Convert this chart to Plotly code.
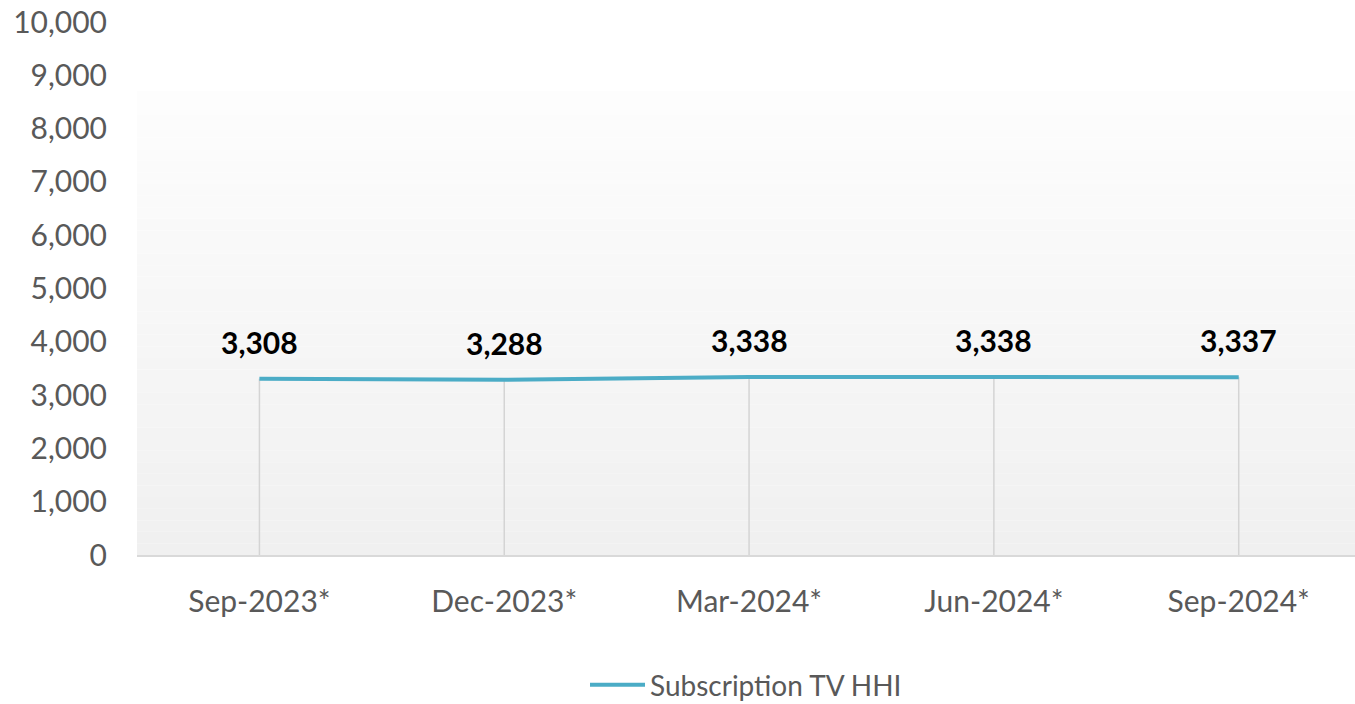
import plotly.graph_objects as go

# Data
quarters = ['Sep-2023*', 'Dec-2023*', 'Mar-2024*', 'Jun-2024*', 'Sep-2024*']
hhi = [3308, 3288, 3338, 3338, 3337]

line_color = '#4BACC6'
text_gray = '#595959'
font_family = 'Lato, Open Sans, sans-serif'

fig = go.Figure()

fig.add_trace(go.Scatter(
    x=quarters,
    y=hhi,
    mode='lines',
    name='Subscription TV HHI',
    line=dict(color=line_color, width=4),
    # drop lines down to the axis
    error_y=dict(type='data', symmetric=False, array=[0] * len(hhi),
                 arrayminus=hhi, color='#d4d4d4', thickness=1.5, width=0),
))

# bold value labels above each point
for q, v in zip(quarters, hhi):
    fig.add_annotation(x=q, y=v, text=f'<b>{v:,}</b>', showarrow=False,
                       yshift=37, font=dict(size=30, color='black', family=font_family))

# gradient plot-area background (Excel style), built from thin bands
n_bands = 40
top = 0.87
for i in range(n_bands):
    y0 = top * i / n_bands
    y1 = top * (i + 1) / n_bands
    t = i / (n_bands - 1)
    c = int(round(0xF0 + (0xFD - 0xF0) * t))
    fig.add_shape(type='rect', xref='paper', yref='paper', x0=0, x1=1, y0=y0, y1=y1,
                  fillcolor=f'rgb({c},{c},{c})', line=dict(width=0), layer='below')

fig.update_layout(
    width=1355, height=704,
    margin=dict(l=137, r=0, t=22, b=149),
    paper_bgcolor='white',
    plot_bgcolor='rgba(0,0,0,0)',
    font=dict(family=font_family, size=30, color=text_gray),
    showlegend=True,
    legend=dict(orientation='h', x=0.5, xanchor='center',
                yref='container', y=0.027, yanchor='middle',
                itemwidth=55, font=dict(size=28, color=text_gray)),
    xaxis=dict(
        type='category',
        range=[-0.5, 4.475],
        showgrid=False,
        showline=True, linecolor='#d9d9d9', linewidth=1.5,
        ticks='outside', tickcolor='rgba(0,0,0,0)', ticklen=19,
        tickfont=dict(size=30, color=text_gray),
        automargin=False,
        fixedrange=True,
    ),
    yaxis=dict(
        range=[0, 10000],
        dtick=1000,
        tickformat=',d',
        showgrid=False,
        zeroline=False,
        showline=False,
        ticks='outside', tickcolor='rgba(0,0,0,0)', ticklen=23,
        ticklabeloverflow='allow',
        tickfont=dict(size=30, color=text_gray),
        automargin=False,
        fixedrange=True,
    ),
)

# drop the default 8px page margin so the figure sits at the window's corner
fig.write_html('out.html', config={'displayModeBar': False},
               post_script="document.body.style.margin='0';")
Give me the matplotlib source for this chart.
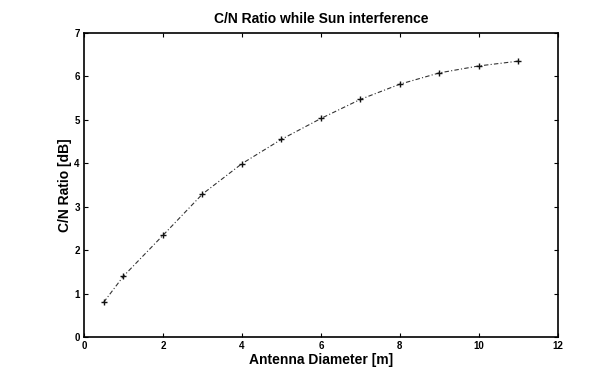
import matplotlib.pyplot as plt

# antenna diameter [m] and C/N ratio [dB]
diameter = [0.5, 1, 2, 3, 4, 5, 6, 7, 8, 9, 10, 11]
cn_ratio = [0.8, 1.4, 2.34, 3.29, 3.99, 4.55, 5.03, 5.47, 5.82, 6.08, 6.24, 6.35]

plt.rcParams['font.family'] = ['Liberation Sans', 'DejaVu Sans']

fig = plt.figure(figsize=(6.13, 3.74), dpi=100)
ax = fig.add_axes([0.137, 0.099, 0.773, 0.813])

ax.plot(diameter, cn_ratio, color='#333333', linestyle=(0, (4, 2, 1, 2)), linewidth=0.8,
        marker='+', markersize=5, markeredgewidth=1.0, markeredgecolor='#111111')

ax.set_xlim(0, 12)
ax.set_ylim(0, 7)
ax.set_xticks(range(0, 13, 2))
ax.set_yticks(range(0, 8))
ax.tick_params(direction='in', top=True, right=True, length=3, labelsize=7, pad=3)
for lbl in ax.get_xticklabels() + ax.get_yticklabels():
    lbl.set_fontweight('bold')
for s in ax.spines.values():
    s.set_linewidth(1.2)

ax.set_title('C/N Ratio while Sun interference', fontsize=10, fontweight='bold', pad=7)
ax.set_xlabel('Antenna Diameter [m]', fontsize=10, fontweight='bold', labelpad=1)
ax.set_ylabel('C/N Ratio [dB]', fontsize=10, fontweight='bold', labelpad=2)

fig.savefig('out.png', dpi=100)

• Directive
The data above needs to be retyped exactly, with the images left out.

• Written solution
Convert this chart to Plotly code.
import plotly.graph_objects as go

# Data
quarters = ['Sep-2023*', 'Dec-2023*', 'Mar-2024*', 'Jun-2024*', 'Sep-2024*']
hhi = [3308, 3288, 3338, 3338, 3337]

line_color = '#4BACC6'
text_gray = '#595959'
font_family = 'Lato, Open Sans, sans-serif'

fig = go.Figure()

fig.add_trace(go.Scatter(
    x=quarters,
    y=hhi,
    mode='lines',
    name='Subscription TV HHI',
    line=dict(color=line_color, width=4),
    # drop lines down to the axis
    error_y=dict(type='data', symmetric=False, array=[0] * len(hhi),
                 arrayminus=hhi, color='#d4d4d4', thickness=1.5, width=0),
))

# bold value labels above each point
for q, v in zip(quarters, hhi):
    fig.add_annotation(x=q, y=v, text=f'<b>{v:,}</b>', showarrow=False,
                       yshift=37, font=dict(size=30, color='black', family=font_family))

# gradient plot-area background (Excel style), built from thin bands
n_bands = 40
top = 0.87
for i in range(n_bands):
    y0 = top * i / n_bands
    y1 = top * (i + 1) / n_bands
    t = i / (n_bands - 1)
    c = int(round(0xF0 + (0xFD - 0xF0) * t))
    fig.add_shape(type='rect', xref='paper', yref='paper', x0=0, x1=1, y0=y0, y1=y1,
                  fillcolor=f'rgb({c},{c},{c})', line=dict(width=0), layer='below')

fig.update_layout(
    width=1355, height=704,
    margin=dict(l=137, r=0, t=22, b=149),
    paper_bgcolor='white',
    plot_bgcolor='rgba(0,0,0,0)',
    font=dict(family=font_family, size=30, color=text_gray),
    showlegend=True,
    legend=dict(orientation='h', x=0.5, xanchor='center',
                yref='container', y=0.027, yanchor='middle',
                itemwidth=55, font=dict(size=28, color=text_gray)),
    xaxis=dict(
        type='category',
        range=[-0.5, 4.475],
        showgrid=False,
        showline=True, linecolor='#d9d9d9', linewidth=1.5,
        ticks='outside', tickcolor='rgba(0,0,0,0)', ticklen=19,
        tickfont=dict(size=30, color=text_gray),
        automargin=False,
        fixedrange=True,
    ),
    yaxis=dict(
        range=[0, 10000],
        dtick=1000,
        tickformat=',d',
        showgrid=False,
        zeroline=False,
        showline=False,
        ticks='outside', tickcolor='rgba(0,0,0,0)', ticklen=23,
        ticklabeloverflow='allow',
        tickfont=dict(size=30, color=text_gray),
        automargin=False,
        fixedrange=True,
    ),
)

# drop the default 8px page margin so the figure sits at the window's corner
fig.write_html('out.html', config={'displayModeBar': False},
               post_script="document.body.style.margin='0';")
Give me the matplotlib source for this chart.
import matplotlib.pyplot as plt

# antenna diameter [m] and C/N ratio [dB]
diameter = [0.5, 1, 2, 3, 4, 5, 6, 7, 8, 9, 10, 11]
cn_ratio = [0.8, 1.4, 2.34, 3.29, 3.99, 4.55, 5.03, 5.47, 5.82, 6.08, 6.24, 6.35]

plt.rcParams['font.family'] = ['Liberation Sans', 'DejaVu Sans']

fig = plt.figure(figsize=(6.13, 3.74), dpi=100)
ax = fig.add_axes([0.137, 0.099, 0.773, 0.813])

ax.plot(diameter, cn_ratio, color='#333333', linestyle=(0, (4, 2, 1, 2)), linewidth=0.8,
        marker='+', markersize=5, markeredgewidth=1.0, markeredgecolor='#111111')

ax.set_xlim(0, 12)
ax.set_ylim(0, 7)
ax.set_xticks(range(0, 13, 2))
ax.set_yticks(range(0, 8))
ax.tick_params(direction='in', top=True, right=True, length=3, labelsize=7, pad=3)
for lbl in ax.get_xticklabels() + ax.get_yticklabels():
    lbl.set_fontweight('bold')
for s in ax.spines.values():
    s.set_linewidth(1.2)

ax.set_title('C/N Ratio while Sun interference', fontsize=10, fontweight='bold', pad=7)
ax.set_xlabel('Antenna Diameter [m]', fontsize=10, fontweight='bold', labelpad=1)
ax.set_ylabel('C/N Ratio [dB]', fontsize=10, fontweight='bold', labelpad=2)

fig.savefig('out.png', dpi=100)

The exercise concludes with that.